A student’s guide to gallery shopping

The art gallery: that impenetrable bastion of high, nearly unapproachable, culture. Its track lighting and white walls are dominated by whispering figures and sidelong glances. Do you return the glance? Do you know him? Unlikely.

How does one behave in such a place? It’s always unnerving. One does not want to draw attention to oneself in a gallery, as the focus should be on the work. There are subtle, unwritten rules of etiquette for those hallowed white cubes, which allow you to both appear and feel as though you belong.

The rules are contingent on a number of factors, the most pressing is: What kind of gallery is it?

The diner gallery (see locally: Black Sheep Diner)

The diner gallery is by far the most casual and forgiving of all the gallery subtypes. For one, you are allowed to talk at a normal tone and laugh uproariously at will (this is not generally recommended, more on that later). In this context, the art is a conversation piece for awkward brunches and relationships that have run dry on the “I love you toos” that keep the young afloat.

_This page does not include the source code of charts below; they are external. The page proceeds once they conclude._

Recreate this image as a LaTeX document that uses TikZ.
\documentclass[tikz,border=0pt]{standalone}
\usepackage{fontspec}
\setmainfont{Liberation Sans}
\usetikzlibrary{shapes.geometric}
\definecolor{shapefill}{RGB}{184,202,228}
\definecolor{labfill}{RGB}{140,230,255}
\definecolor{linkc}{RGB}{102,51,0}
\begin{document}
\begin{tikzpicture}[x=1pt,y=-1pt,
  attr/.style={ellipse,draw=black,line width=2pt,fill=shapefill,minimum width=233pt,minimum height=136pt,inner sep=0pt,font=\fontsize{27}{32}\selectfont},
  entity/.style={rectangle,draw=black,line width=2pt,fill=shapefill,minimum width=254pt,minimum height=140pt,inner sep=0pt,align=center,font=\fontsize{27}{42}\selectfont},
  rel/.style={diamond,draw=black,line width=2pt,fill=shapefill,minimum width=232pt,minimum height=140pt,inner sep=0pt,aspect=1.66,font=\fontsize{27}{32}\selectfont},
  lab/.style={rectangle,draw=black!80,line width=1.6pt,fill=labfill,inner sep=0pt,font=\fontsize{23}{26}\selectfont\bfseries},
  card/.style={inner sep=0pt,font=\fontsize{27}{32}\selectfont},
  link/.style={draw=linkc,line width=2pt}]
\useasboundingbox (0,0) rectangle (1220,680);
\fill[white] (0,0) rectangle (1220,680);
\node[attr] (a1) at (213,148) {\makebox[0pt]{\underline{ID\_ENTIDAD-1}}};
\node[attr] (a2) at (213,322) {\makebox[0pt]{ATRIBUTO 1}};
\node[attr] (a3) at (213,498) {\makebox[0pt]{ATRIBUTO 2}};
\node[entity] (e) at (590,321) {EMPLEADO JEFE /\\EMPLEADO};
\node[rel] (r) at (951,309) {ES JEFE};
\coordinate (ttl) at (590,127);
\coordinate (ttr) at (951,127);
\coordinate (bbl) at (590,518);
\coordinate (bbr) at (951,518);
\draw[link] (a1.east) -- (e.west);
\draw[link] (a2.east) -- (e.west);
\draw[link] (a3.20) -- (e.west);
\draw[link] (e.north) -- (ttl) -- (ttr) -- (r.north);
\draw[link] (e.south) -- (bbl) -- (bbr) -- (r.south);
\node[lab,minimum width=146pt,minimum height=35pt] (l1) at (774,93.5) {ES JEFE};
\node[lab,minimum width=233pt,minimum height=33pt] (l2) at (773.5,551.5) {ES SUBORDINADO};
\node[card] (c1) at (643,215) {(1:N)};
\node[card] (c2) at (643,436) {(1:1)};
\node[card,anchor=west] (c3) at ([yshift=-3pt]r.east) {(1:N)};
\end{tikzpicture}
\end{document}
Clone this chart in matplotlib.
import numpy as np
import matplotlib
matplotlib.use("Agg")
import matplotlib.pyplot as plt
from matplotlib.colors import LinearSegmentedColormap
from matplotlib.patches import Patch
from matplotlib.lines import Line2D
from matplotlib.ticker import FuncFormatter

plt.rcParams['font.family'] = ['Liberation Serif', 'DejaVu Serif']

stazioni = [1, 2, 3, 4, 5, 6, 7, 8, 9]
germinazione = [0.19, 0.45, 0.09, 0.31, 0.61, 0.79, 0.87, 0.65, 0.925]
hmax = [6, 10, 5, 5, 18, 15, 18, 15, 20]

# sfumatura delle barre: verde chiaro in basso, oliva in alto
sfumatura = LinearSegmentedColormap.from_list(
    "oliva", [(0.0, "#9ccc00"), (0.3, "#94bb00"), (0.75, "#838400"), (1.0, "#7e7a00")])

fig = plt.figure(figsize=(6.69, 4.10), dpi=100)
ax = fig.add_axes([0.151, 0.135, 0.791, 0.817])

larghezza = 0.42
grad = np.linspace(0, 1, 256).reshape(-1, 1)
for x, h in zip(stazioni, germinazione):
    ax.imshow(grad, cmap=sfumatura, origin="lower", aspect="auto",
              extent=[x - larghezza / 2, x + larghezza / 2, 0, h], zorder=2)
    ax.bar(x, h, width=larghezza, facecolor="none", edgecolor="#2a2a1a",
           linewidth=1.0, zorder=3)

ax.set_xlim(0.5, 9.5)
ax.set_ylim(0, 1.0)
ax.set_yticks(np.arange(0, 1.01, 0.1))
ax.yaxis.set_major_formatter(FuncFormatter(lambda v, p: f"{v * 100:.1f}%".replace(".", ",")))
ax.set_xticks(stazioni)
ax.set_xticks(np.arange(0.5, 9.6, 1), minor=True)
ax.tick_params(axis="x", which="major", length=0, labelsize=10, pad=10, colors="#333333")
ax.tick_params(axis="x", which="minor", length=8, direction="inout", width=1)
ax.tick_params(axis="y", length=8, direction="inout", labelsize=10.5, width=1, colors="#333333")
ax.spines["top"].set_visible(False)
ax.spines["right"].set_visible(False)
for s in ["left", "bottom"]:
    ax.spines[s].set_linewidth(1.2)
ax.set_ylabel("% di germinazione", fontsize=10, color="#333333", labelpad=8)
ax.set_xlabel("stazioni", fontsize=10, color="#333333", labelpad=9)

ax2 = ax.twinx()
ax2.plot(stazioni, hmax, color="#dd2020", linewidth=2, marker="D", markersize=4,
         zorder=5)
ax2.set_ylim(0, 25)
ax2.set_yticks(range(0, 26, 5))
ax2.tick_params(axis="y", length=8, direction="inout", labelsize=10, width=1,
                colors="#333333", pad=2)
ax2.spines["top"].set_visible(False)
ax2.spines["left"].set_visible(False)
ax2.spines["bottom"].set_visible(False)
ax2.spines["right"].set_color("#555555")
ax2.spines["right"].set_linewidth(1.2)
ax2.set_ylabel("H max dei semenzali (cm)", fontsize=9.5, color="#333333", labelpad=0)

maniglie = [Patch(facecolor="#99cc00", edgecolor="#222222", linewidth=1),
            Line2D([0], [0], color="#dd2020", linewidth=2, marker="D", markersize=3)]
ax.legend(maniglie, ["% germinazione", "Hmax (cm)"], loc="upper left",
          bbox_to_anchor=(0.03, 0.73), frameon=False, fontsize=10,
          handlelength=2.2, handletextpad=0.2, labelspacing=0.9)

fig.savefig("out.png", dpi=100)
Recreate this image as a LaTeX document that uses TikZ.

The main issue in these galleries is that the artwork is usually by an aspiring local tattoo artist who is friends with the diner’s owner. The patrons’ conversation revolves around trying to find something good to say about a dove flying through a heart, but on the odd occasion one might find themselves in a stimulating discussion.

As for viewing the work, it is best to pay the most attention to the pieces by your table, as it is rude to bother others while they are eating. However, exceptions can be made if a piece is especially alluring.

The contemporary gallery (see locally: Semai Gallery, Ace Art, Platform and Plug In)

These galleries contain the bulk of the new art on display in a gallery context. They are usually white cubes, sometimes even with white floors, with bright track lighting. For the most part, the work is presented in a “professional” manner, creating a stale, almost vacuous atmosphere.
These are some of the most difficult galleries to feel comfortable in. Rarely is any context given to help supply the viewer with any shred of a clue about what is going on. Work in these contexts often has an “anything goes” flair; a framed post-it note with a Derrida quote and a lewd drawing of Chester the Cheetah would feel welcome in such a gallery.

Low talking is the norm for such spaces. And by low talking I mean no screaming, no strong emotion and no mocking taunts. It’s not that the art may not attempt to elicit such a response, it is that there is often so little context that any shouts of “Derivative!” or “Tripe!” may be met with the sidelong glance of an annoyed patron who is in on the joke.

The best advice is to not judge too quickly. Spend time with the image as you make your rounds. The average time spent viewing an image in an art gallery is somewhere near six seconds. Try to double that or more. Spend time with the work and examine, honestly, the things it makes you feel and think. Often art is overlooked because we seek meaning in it — like why is the Mona Lisa smiling? — as opposed to engaging her gaze.

These galleries are often dangerous for the obnoxious (something to which I can attest) as most of the artists are still alive and can overhear your rude shouting.

As for conversation, it is welcomed. Art is a stimulant to the mind, and the way the mind vents and forms ideas is through language. Talk about how you feel, and if you truly think the piece is successful — just not at openings. Never tell anyone your honest opinion at an opening.

The bigwig gallery (see: the WAG, the AGO, any place with a marble floor or wall)

The big galleries are very different. You can laugh and yell, as much as you would in a mall, and you can loudly mock the work. Those suckers are dead; there are no egos to appease.

Often the conversation is less focused on “Why are there 100 paintings of ducks?” and more focused on the mature discussion of the symbols and images used. This is because major, civilly run galleries provide the public with context to the question “How is this art?” No thinking necessary!

As for universal rules in galleries, there are few.

Don’t litter, be courteous to other patrons and basically act exactly as you would in a theatre or a restaurant. Now if you are one of those types who leave their garbage lying everywhere and don’t care about other people, smarten up. No one should have to have an obnoxious loudmouth in their theatre, restaurant, or gallery.

Believe me, I’m a loud mouth, I know.